In gospl, these parameters remain fixed during a model run and therefore \(\mathrm{\mathbf Q}\) needs to be created only once at initialisation. At each iteration, hillslope induced changes in elevation \(\mathrm{\boldsymbol \eta}\) are then obtained in a similar way as for the solution of the other systems using PETSc Richardson solver and block Jacobi preconditioning.

Marine deposition

In the marine realm, a nonlinear diffusion model is used for sediment-transport by rivers. When the dual lithology is activated, gospl accounts for distinct transport coefficients for the two different grain sizes (Rivenaes, 1992).

Sediment transport is modelled through nonlinear diffusion equation. The rate of elevation change in the marine environment is governed by:

\[\mathrm{\frac{\partial \eta}{\partial t}} = \mathrm{\nabla \cdot \left( K_M(\eta) \nabla \eta \right)} + Q_{sr}\]

where \(\mathrm{K_M}\) is the marine sediment transport coefficient (m2/yr), and \(\mathrm{Q_{sr}}\) is the sediment flux coming at the river mouth. As the model progresses over time so does the shoreline position due to both offshore sedimentation and prescribed eustatic sea-level variations.
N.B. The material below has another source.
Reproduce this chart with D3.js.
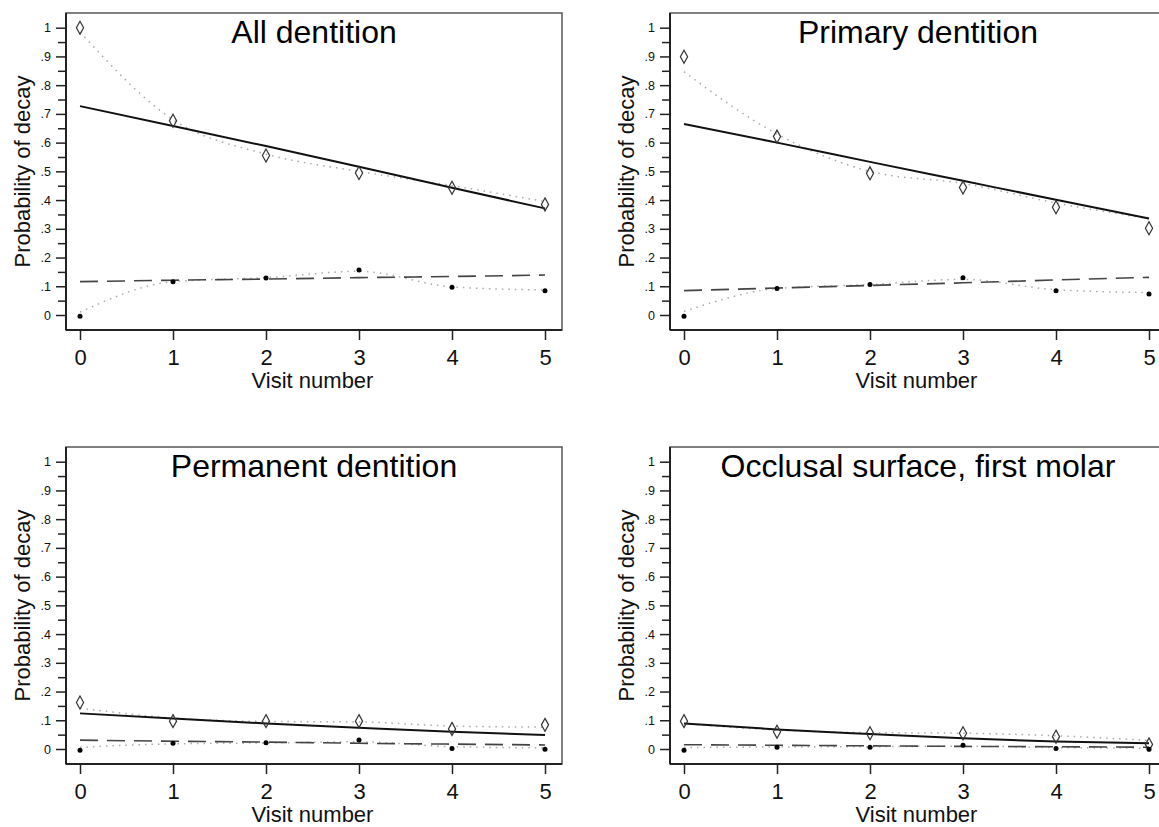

As already mentioned, the distinct transport efficiency of different grain sizes is included in our algorithm for marine sediment transport and deposition by distinct transport coefficients, \(\mathrm{K_{M1}}\) and \(\mathrm{K_{M2}}\) for coarse and fine sediments, respectively. gospl considers that these transport coefficients are uniform in space and in time. When using equation above, \(\mathrm{Q_{sr}}\) is divided in two components \(\mathrm{Q_{sr1}}\) and \(\mathrm{Q_{sr2}}\) which are the fully uncompacted flux of coarse and fine coming from the continental domain of the model, available for transport and deposition.

During a single time step, marine sediment transport is performed until all available sediment transported by rivers to the ocean have been diffused and the accumulations on these specific nodes remains below water depth or below a prescribed slope computed based on local water depth and distance to the nearest coastline.

Like for inland deposition, the coarser sediments are deposited first, followed by the finer ones. It allows for finer sediments to be deposited further and reproduce the standard behaviour observed in stratigraphic architectures. The implicit finite volume approach already presented above is implemented and the solution for elevation changes are obtained in a similar fashion as for the solution of the other matrix systems using PETSc Richardson solver and block Jacobi preconditioning.